While the deals both represented significant raises and longer-term financial security for the right-handed duo, some feel like the players are selling themselves short. It has become a more common practice for players to agree to these types of deals in part due to how stagnant free agency has become. Get the money while you can.

Mets starter Noah Syndergaard is in a similar situation as Severino and Nola were. He and the Mets avoided arbitration last month, agreeing on a $6 million salary for the 2019 season. He has two more years of arbitration eligibility left. A contract extension with the Mets would presumably cover both of those years plus two or three years of what would be free agent years. As Tim Britton of The Athletic reports, however, Syndergaard plans to test free agency when the time comes.
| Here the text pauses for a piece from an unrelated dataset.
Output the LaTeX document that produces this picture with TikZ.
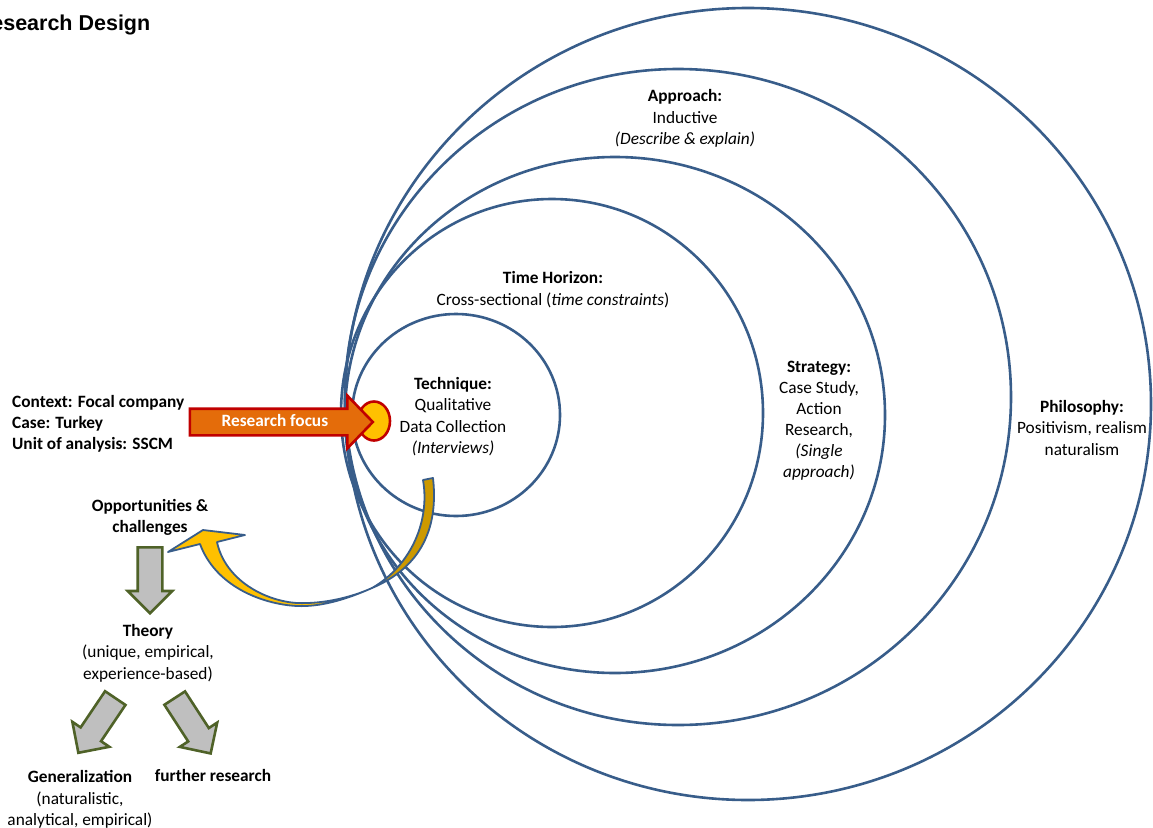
\documentclass[tikz,border=0pt]{standalone}
\usepackage{fontspec}
\setmainfont{Carlito}
\newfontfamily\titlefont{Liberation Sans}
\usetikzlibrary{shapes.arrows,shapes.geometric,positioning}

\definecolor{ringblue}{HTML}{385D8A}
\definecolor{focusorange}{HTML}{E46C0A}
\definecolor{focusred}{HTML}{C00000}
\definecolor{dotyellow}{HTML}{FFC000}
\definecolor{bandgold}{HTML}{CC9900}
\definecolor{stepgray}{HTML}{BFBFBF}
\definecolor{stepgreen}{HTML}{4F6228}

\begin{document}
\begin{tikzpicture}[x=1pt, y=-1pt, >=latex]
	\tikzstyle{ring} = [draw=ringblue, line width=2.6pt]
	\tikzstyle{txt} = [align=center, anchor=base, inner sep=0pt, font=\fontsize{17.3}{21.5}\selectfont]
	\tikzstyle{band} = [draw=ringblue, line width=1.8pt, line join=round]
	\tikzstyle{stepper} = [single arrow, draw=stepgreen, fill=stepgray, line width=2.6pt, inner xsep=0pt, inner ysep=11pt, minimum height=66pt, single arrow head extend=10pt, single arrow tip angle=90, anchor=tail]

	\useasboundingbox (0,0) rectangle (1153,827);

	\node [anchor=base east, inner sep=0pt, font=\titlefont\bfseries\fontsize{21.5}{24}\selectfont] (title) at (150.5,30) {Research Design};

	% the nested rings
	\draw [ring] (748,404) ellipse [x radius=403, y radius=396];
	\draw [ring] (678,397) ellipse [x radius=333, y radius=328];
	\draw [ring] (615,415) ellipse [x radius=270, y radius=258];
	\draw [ring] (552,413) ellipse [x radius=211, y radius=214];
	\draw [ring] (456,415) ellipse [x radius=104, y radius=101];

	% base of a node = baseline of its last line
	\node [txt] (approach) at (685,144.5) {\textbf{Approach:}\\ Inductive\\ \textit{(Describe \& explain)}};
	\node [txt] (horizon) at (553,305) {\textbf{Time Horizon:}\\ Cross-sectional (\textit{time constraints})};
	\node [txt] (technique) at (453,453.5) {\textbf{Technique:}\\ Qualitative\\ Data Collection\\ \textit{(Interviews)}};
	\node [txt, font=\fontsize{17.3}{20.9}\selectfont] (strategy) at (819,477) {\textbf{Strategy:}\\ Case Study,\\ Action\\ Research,\\ \textit{(Single}\\ \textit{approach)}};
	\node [txt] (philosophy) at (1082,455) {\textbf{Philosophy:}\\ Positivism, realism\\ naturalism};

	% curved arrow back to the findings
	\filldraw [band, fill=bandgold] (423,480) .. controls (430,520) and (412,565) .. (372,588)
		.. controls (410,572) and (440,540) .. (433,478) -- cycle;
	\filldraw [band, fill=dotyellow] (372,588) .. controls (345,600) and (320,607) .. (297,606)
		.. controls (260,604) and (215,585) .. (200,544) -- (168,552) -- (203,530) -- (245,535) -- (217,542)
		.. controls (225,580) and (265,601) .. (297,603) .. controls (322,604) and (350,598) .. (372,588) -- cycle;

	\node [txt, anchor=base west, align=left, font=\bfseries\fontsize{17.3}{21}\selectfont] (context) at (12,449.5) {Context: Focal company\\ Case: Turkey\\ Unit of analysis: SSCM};
	\node [ellipse, draw=focusred, fill=dotyellow, line width=2.6pt, minimum width=32pt, minimum height=39pt, inner sep=0pt] (dot) at (374,421) {};
	\node [single arrow, draw=focusred, fill=focusorange, line width=2.6pt, text=white, font=\bfseries\fontsize{17.3}{20}\selectfont, text height=11pt, text depth=3pt, inner ysep=5pt, minimum height=183pt, single arrow head extend=13pt, single arrow tip angle=92, anchor=tail] (focus) at (188.5,422) {Research focus};

	\node [txt, font=\bfseries\fontsize{17.3}{21}\selectfont] (chances) at (150,532.5) {Opportunities \&\\ challenges};
	\node [stepper, rotate=-90] (down) at (150,546) {};
	\node [txt] (theory) at (148,679) {\textbf{Theory}\\ (unique, empirical,\\ experience-based)};
	\node [stepper, rotate=236] (left) at (116,697) {};
	\node [stepper, rotate=-57] (right) at (174,697) {};
	\node [txt] (general) at (80,825.5) {\textbf{Generalization}\\ (naturalistic,\\ analytical, empirical)};
	\node [txt, font=\bfseries\fontsize{17.3}{21}\selectfont] (further) at (213,781.5) {further research};
\end{tikzpicture}
\end{document}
Syndergaard said, “I trust my ability and the talent that I have. So I feel like I’m going to bet (on) myself in free agency and not do what they did. But if it’s fair for both sides and they approach me on it, then maybe we can talk.” He clarified that he would be open to a conversation about an extension, but the Mets thus far haven’t approached him about it. In his words, “There’s been no traction.”

Syndergaard, 26, has been one of baseball’s better starters since debuting in 2015. He owns a career 2.93 ERA with 573 strikeouts and 116 walks in 518 1/3 innings. Among pitchers to have logged at least 400 innings since 2015 and post a lower ERA are Clayton Kershaw (2.22), Jacob deGrom (2.66) and Max Scherzer (2.71). Syndergaard made only seven starts in 2017 yet still ranks seventh among pitchers in total strikeouts since 2015.

If Sydergaard doesn’t end up signing an extension, he will be entering free agency after the 2021 season. The collective bargaining agreement expires in December 2021 and a new one will likely be agreed upon around that time. Syndergaard will hopefully have better prospects entering free agency then than players do now.